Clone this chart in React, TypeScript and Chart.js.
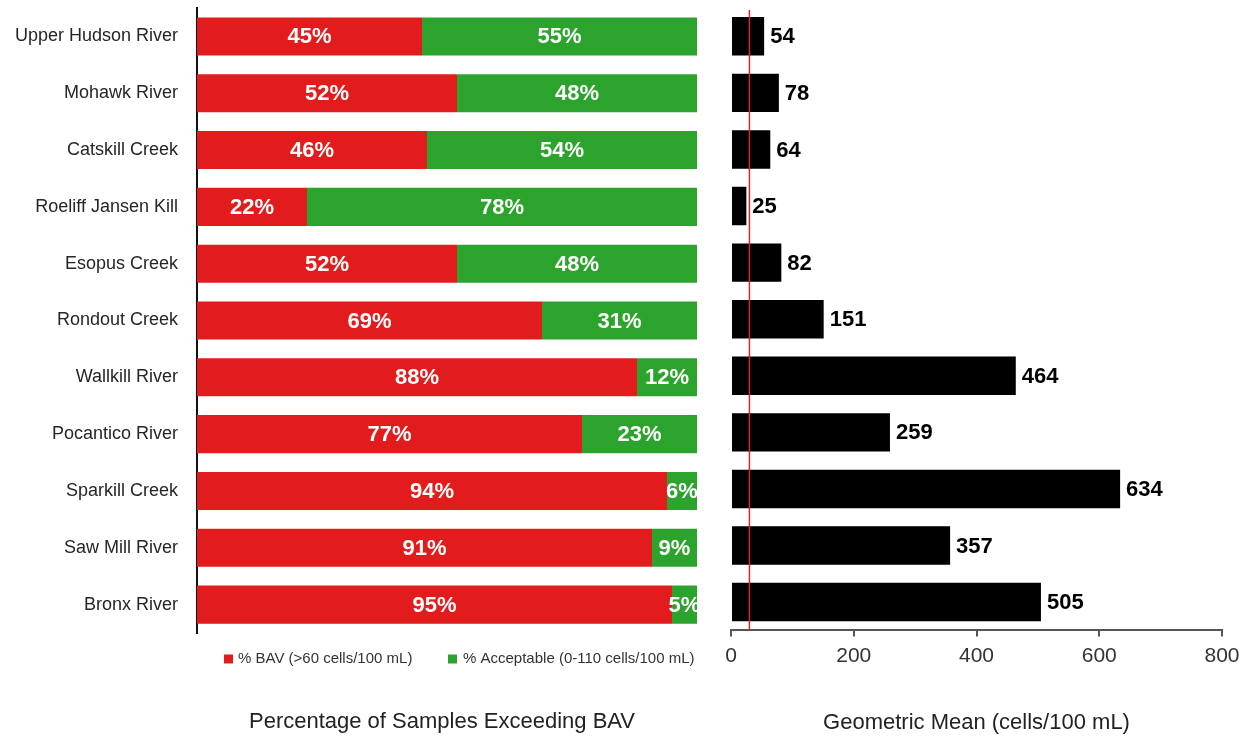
import React, { useEffect, useRef } from "react";
import { Chart, registerables } from "chart.js";

Chart.register(...registerables);

const categories = [
  "Upper Hudson River",
  "Mohawk River",
  "Catskill Creek",
  "Roeliff Jansen Kill",
  "Esopus Creek",
  "Rondout Creek",
  "Wallkill River",
  "Pocantico River",
  "Sparkill Creek",
  "Saw Mill River",
  "Bronx River",
];
const bavPercent = [45, 52, 46, 22, 52, 69, 88, 77, 94, 91, 95];
const acceptablePercent = [55, 48, 54, 78, 48, 31, 12, 23, 6, 9, 5];
const geometricMean = [54, 78, 64, 25, 82, 151, 464, 259, 634, 357, 505];
const referenceValue = 30;
const geoTicks = [0, 200, 400, 600, 800];

const legendLabels = ["% BAV (>60 cells/100 mL)", "% Acceptable (0-110 cells/100 mL)"];
const leftTitle = "Percentage of Samples Exceeding BAV";
const rightTitle = "Geometric Mean (cells/100 mL)";

const FONT = "'Liberation Sans', Arial, sans-serif";
const RED = "#e21c1c";
const GREEN = "#2ca32c";

const leftLabelsPlugin = {
  id: "leftLabels",
  afterDatasetsDraw(chart: any) {
    const ctx = chart.ctx;
    ctx.save();
    ctx.font = `bold 22px ${FONT}`;
    ctx.fillStyle = "#ffffff";
    ctx.textAlign = "center";
    ctx.textBaseline = "middle";
    chart.data.datasets.forEach((ds: any, di: number) => {
      const meta = chart.getDatasetMeta(di);
      meta.data.forEach((el: any, i: number) => {
        const cx = (el.x + el.base) / 2;
        ctx.fillText(ds.data[i] + "%", cx, el.y + 1);
      });
    });
    ctx.restore();
  },
  afterDraw(chart: any) {
    const ctx = chart.ctx;
    ctx.save();
    ctx.font = `15px ${FONT}`;
    ctx.textBaseline = "middle";
    ctx.textAlign = "left";
    const ly = 659;
    ctx.fillStyle = RED;
    ctx.fillRect(224, ly - 4.5, 9, 9);
    ctx.fillStyle = "#333333";
    ctx.fillText(legendLabels[0], 238, ly);
    ctx.fillStyle = GREEN;
    ctx.fillRect(448, ly - 4.5, 9, 9);
    ctx.fillStyle = "#333333";
    ctx.fillText(legendLabels[1], 463, ly);
    ctx.font = `22px ${FONT}`;
    ctx.fillStyle = "#222222";
    ctx.textAlign = "center";
    ctx.fillText(leftTitle, 442, 722);
    ctx.restore();
  },
};

const rightLabelsPlugin = {
  id: "rightLabels",
  afterDatasetsDraw(chart: any) {
    const ctx = chart.ctx;
    ctx.save();
    ctx.font = `bold 22px ${FONT}`;
    ctx.fillStyle = "#000000";
    ctx.textAlign = "left";
    ctx.textBaseline = "middle";
    const meta = chart.getDatasetMeta(0);
    meta.data.forEach((el: any, i: number) => {
      ctx.fillText(String(chart.data.datasets[0].data[i]), el.x + 6, el.y + 1);
    });
    const x = chart.scales.x.getPixelForValue(referenceValue);
    ctx.strokeStyle = "#d42a2a";
    ctx.lineWidth = 1.5;
    ctx.beginPath();
    ctx.moveTo(x, chart.chartArea.top + 2);
    ctx.lineTo(x, chart.chartArea.bottom);
    ctx.stroke();
    ctx.restore();
  },
};

function LeftChart() {
  const ref = useRef<HTMLCanvasElement>(null);
  useEffect(() => {
    const chart = new Chart(ref.current as HTMLCanvasElement, {
      type: "bar",
      data: {
        labels: categories,
        datasets: [
          {
            label: legendLabels[0],
            data: bavPercent,
            backgroundColor: RED,
            categoryPercentage: 0.67,
            barPercentage: 1,
          },
          {
            label: legendLabels[1],
            data: acceptablePercent,
            backgroundColor: GREEN,
            categoryPercentage: 0.67,
            barPercentage: 1,
          },
        ],
      },
      options: {
        indexAxis: "y",
        responsive: false,
        animation: false,
        devicePixelRatio: 1,
        layout: { padding: { left: 0, right: 13, top: 8, bottom: 105 } },
        plugins: { legend: { display: false }, tooltip: { enabled: false } },
        scales: {
          x: { stacked: true, min: 0, max: 100, display: false },
          y: {
            stacked: true,
            grid: { display: false, drawTicks: false },
            border: { display: true, color: "#111111", width: 2 },
            ticks: { font: { family: FONT, size: 18 }, color: "#262626", padding: 19 },
            afterFit: (s: any) => {
              s.width = 197;
              s.paddingTop = 0;
              s.paddingBottom = 0;
            },
          },
        },
      } as any,
      plugins: [leftLabelsPlugin],
    });
    return () => chart.destroy();
  }, []);
  return <canvas ref={ref} width={710} height={738} style={{ position: "absolute", left: 0, top: 0 }} />;
}

function RightChart() {
  const ref = useRef<HTMLCanvasElement>(null);
  useEffect(() => {
    const chart = new Chart(ref.current as HTMLCanvasElement, {
      type: "bar",
      data: {
        labels: categories,
        datasets: [
          {
            label: rightTitle,
            data: geometricMean,
            backgroundColor: "#000000",
            categoryPercentage: 0.68,
            barPercentage: 1,
          },
        ],
      },
      options: {
        indexAxis: "y",
        responsive: false,
        animation: false,
        devicePixelRatio: 1,
        layout: { padding: { left: 21, right: 28, top: 8, bottom: 2 } },
        plugins: { legend: { display: false }, tooltip: { enabled: false } },
        scales: {
          y: { display: false },
          x: {
            min: geoTicks[0],
            max: geoTicks[geoTicks.length - 1],
            afterBuildTicks: (s: any) => {
              s.ticks = geoTicks.map((v) => ({ value: v }));
            },
            grid: { drawOnChartArea: false, drawTicks: true, tickLength: 6, color: "#555555", lineWidth: 2 },
            border: { display: true, color: "#555555", width: 2 },
            ticks: { font: { family: FONT, size: 21 }, color: "#333333", padding: 7, maxRotation: 0 },
            title: {
              display: true,
              text: rightTitle,
              font: { family: FONT, size: 22 },
              color: "#222222",
              padding: { top: 34, bottom: 0 },
            },
          },
        },
      } as any,
      plugins: [rightLabelsPlugin],
    });
    return () => chart.destroy();
  }, []);
  return <canvas ref={ref} width={540} height={738} style={{ position: "absolute", left: 710, top: 0 }} />;
}

export default function App() {
  return (
    <div style={{ position: "absolute", left: 0, top: 0, width: 1250, height: 738, background: "#ffffff" }}>
      <LeftChart />
      <RightChart />
    </div>
  );
}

• EXERCISE INSTRUCTIONS:
Tally the lines holding the string "React" and give only the count.

• TASK OUTPUT:
2